The Samuel Project, filmed in San Diego and screened at the  San Diego International Film Festival, is a gentle post-Holocaust story starring Hal Linden as Samuel, a Holocaust survivor who is reluctant to talk about what the Nazis did to him and his family. Despite prodding by his grandson Eli (Ryan Ochoa) who wants to make an animated film as a class project, Samuel declares “I’m done remembering, but I do remember I don’t want to remember.”

However, Eli is persistent, intuiting that beneath Samuel’s voluble protests (“You’re a rock in the shoe, pain in the ass!”), he eventually will assent.  The teenager offers his grandfather a deal he can’t refuse.  He will work at the drycleaning establishment for free before and after school, if grandpa will relent and relate his experiences during the Holocaust.

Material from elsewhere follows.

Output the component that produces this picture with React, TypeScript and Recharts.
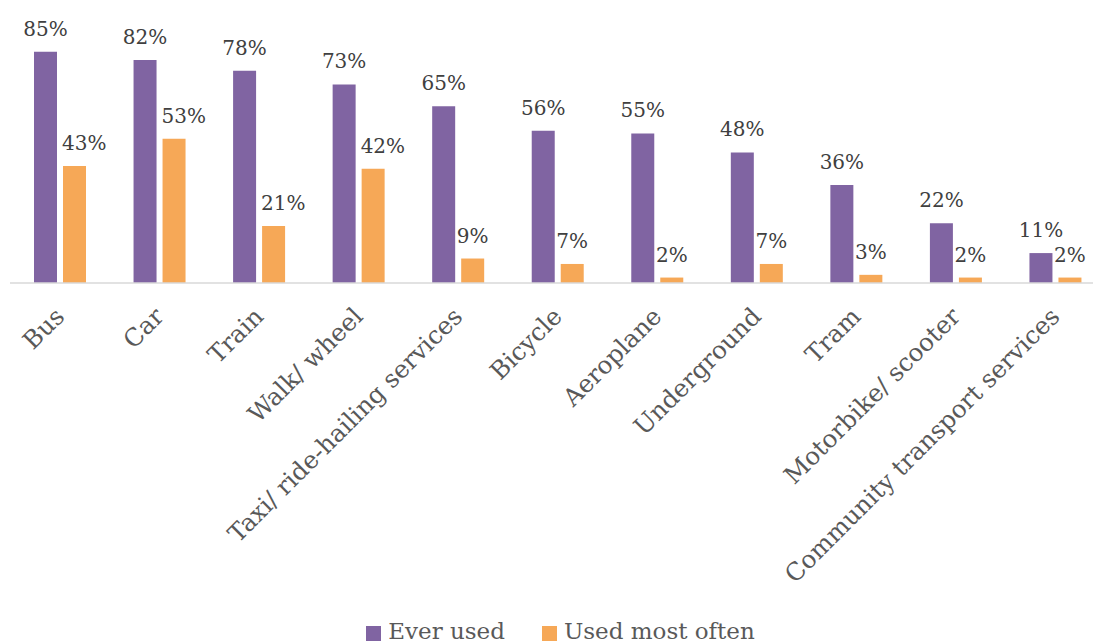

Eli is being raised by a single father (Michael Silver), who is so busy trying to scratch out a living as a real estate agent that he seems to have no time for a relationship with his son.  As a result of their continuous interactions, the grandfather becomes an important influence on Eli, who dreams of going to art school.  In a side plot, Eli is paired in the class project with Kasim (Mateo Arias), a silent, brooding musician whose lack of social graces make him an outsider.  As with his grandfather, Eli must overcome Kasim’s reticence to become involved.

Another important character in the story is Vartan (Ken Pavitian), a local Armenian butcher with whom Samuel conducts a running chess game.  They are the kind of friends who enjoy mock-insulting each other.  At one point, Vartan chides Samuel, “Don’t feel so special.  Jews had a Holocaust, Armenians had a genocide.”

After Eli finally persuades Samuel to talk to him about his life, there is suspense over whether Eli and Kasim, despite their differences, can put together an animated documentary good enough to win scholarships.

As pleasurable as it is to see Hal Linden, who from 1975-82 was known to nearly every television watcher in America as the star of Barney Miller, in which he played the good-natured supervisor of a squad of eccentric detectives, San Diegans also will delight in seeing such familiar venues as Balboa Park, the skyline from San Diego Bay, La Jolla, the Chuck Jones Gallery, and the campus of the San Diego Jewish Academy.

Compliments on this heart-warming film go to writers Marc Fusco, Chris Neighbors, and Steve Weinberger, as well as to animator Donald Wallace.  The film will be shown at the AMC Theatre in Mission Valley beginning on Oct. 19.